Early in the story, this character with the rifle seems like a throwaway, a device to enable a little bit of exposition. But as things develop it’ll be clear that he’s… the guy, the coward who guns down the Phantom.
The greedy little weasel, he’s not even worthy of a proper Phantom punch…
Nobody could ever attack the Phantom from behind if Devil is around. So we need to get Devil out of the picture.
The Phantom’s faithful Bangallan Mountain Wolf attacks a criminal and they both plummet 30 or 40 feet to a concrete floor. Luckily, Devil lands on top of the doomed man, so all he does is fracture his right foreleg.
The famed Jungle Patrol picks up the vanquished criminals and the Phantom brings Devil home to the Deep Woods, for expert doctoring by Guran, chief of the Bandar pygmy tribe.
Guran sets Devil’s leg but seems preoccupied with other matters.

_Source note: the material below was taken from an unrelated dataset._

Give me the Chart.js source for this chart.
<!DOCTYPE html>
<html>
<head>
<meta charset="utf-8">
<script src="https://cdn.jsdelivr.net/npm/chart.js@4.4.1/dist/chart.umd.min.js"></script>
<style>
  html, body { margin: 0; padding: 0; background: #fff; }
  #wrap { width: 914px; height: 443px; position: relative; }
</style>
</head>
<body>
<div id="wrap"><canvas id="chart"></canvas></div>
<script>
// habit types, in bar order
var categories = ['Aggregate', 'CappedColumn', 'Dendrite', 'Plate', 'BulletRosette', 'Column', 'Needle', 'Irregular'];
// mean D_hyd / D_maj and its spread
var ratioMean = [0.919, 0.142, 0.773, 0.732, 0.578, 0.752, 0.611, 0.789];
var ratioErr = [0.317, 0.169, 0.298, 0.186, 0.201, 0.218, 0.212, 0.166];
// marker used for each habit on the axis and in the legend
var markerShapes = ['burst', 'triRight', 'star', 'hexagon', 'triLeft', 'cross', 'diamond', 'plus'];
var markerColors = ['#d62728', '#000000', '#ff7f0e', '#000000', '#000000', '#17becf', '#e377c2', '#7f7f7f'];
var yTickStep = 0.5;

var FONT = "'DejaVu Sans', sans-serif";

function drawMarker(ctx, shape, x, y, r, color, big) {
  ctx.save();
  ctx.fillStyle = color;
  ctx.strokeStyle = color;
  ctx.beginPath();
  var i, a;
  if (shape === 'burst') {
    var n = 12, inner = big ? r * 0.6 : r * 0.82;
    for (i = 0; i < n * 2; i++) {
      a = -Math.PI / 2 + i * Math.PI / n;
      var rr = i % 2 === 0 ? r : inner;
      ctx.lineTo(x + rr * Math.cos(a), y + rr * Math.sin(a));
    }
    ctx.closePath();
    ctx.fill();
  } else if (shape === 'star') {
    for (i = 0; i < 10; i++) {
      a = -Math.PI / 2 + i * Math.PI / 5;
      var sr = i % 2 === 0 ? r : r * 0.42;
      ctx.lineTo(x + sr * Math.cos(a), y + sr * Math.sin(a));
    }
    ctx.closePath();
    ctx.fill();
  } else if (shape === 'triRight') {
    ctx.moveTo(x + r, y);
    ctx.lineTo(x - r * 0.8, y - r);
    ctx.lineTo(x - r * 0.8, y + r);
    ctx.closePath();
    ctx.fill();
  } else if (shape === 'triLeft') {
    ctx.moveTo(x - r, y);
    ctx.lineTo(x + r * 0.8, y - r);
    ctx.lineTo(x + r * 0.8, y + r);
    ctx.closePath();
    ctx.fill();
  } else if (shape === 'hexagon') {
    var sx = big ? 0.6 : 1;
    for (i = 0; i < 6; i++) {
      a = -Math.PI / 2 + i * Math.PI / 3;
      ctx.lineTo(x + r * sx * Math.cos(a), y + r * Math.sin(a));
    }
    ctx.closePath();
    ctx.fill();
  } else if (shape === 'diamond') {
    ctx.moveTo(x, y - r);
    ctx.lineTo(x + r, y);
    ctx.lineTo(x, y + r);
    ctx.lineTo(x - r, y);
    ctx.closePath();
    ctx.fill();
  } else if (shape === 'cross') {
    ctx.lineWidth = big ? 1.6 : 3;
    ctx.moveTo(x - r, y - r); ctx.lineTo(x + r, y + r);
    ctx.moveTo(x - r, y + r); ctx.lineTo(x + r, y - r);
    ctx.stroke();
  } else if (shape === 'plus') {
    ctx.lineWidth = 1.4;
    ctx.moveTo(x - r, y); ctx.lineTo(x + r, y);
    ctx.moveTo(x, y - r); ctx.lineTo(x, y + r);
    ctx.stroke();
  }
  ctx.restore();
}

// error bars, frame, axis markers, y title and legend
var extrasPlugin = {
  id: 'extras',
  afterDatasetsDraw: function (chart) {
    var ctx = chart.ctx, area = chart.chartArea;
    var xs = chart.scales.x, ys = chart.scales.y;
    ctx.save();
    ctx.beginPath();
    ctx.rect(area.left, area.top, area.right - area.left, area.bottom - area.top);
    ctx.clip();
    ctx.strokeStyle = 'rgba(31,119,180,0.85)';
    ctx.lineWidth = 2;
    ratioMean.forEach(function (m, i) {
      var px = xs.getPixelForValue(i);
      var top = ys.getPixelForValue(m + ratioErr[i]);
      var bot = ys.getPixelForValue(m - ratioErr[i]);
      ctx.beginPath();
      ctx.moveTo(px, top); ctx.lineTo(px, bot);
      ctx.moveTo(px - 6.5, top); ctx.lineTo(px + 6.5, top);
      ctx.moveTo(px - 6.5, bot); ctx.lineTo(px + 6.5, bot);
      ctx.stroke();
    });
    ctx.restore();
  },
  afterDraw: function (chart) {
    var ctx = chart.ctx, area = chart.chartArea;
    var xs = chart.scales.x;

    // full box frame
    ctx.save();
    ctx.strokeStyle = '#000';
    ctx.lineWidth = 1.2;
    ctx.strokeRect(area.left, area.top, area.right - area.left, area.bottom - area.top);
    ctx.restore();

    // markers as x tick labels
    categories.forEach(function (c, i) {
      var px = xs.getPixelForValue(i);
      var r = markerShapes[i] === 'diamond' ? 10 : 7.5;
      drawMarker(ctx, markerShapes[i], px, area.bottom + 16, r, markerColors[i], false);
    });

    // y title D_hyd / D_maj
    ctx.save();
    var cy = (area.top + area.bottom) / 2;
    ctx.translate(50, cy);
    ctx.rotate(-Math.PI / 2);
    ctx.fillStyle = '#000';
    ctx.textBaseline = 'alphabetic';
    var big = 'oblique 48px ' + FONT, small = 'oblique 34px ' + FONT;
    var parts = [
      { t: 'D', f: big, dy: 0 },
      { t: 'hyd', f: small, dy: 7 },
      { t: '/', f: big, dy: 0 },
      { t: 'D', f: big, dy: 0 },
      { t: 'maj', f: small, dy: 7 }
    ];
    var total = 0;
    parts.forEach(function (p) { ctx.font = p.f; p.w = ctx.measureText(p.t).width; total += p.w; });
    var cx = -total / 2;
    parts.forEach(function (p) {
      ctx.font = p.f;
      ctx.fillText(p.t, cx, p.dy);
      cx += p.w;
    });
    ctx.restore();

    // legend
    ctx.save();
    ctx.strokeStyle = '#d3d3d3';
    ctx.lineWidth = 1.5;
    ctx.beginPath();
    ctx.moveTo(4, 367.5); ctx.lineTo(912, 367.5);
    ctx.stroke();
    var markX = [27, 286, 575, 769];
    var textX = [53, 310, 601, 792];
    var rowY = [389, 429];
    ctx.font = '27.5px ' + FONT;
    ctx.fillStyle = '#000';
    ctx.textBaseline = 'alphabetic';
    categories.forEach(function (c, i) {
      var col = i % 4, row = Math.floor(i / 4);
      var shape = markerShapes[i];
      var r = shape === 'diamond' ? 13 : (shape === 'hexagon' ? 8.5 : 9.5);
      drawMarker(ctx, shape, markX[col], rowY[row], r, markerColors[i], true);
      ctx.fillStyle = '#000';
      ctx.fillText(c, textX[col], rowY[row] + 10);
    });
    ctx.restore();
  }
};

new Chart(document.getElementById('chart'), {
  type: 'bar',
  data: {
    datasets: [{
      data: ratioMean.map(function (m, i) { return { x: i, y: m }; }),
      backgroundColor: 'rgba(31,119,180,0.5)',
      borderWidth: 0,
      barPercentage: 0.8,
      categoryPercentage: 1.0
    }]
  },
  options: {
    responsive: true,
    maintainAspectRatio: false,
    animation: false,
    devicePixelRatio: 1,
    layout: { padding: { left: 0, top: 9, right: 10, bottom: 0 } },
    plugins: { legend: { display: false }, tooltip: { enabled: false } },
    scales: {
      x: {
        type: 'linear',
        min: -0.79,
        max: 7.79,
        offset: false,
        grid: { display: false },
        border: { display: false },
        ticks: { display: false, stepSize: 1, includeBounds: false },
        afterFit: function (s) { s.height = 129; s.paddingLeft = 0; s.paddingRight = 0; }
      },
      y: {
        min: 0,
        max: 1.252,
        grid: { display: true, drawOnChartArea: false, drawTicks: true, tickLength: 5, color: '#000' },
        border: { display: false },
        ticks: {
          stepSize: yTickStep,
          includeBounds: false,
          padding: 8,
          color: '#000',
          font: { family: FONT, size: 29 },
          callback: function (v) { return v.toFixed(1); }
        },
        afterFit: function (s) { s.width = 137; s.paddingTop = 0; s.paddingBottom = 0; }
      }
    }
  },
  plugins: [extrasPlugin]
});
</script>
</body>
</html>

He treats Devil’s injury as an afterthought to his duties, almost a minor annoyance. That’s very unlike him, so it arouses suspicion on the part of Diana Palmer Walker, the Phantom’s wife.
She catches up to Guran when he leaves the Deep Woods and shadows him from there.
He’s off to see Mozz, who’s busy breaking down his body, starving himself to the brink of death so he can walk the edge of that other realm, to learn more of the Phantom’s impending doom.
So Mozz has seen the future. But is it the only future? The unavoidable one?
Maybe it’s the one that Mozz, Guran and Diana bring about by meddling in the realm of the mysterious.
So they make a pact: to say nothing, to rely on the Phantom to save himself, as he always does.
Diana has nightmares about the deal. In her dreams, she and Guran entomb the Phantom in the crypt with his ancestors, Phantoms 1 through 20. She wakes up screaming but… keeps the secret for now.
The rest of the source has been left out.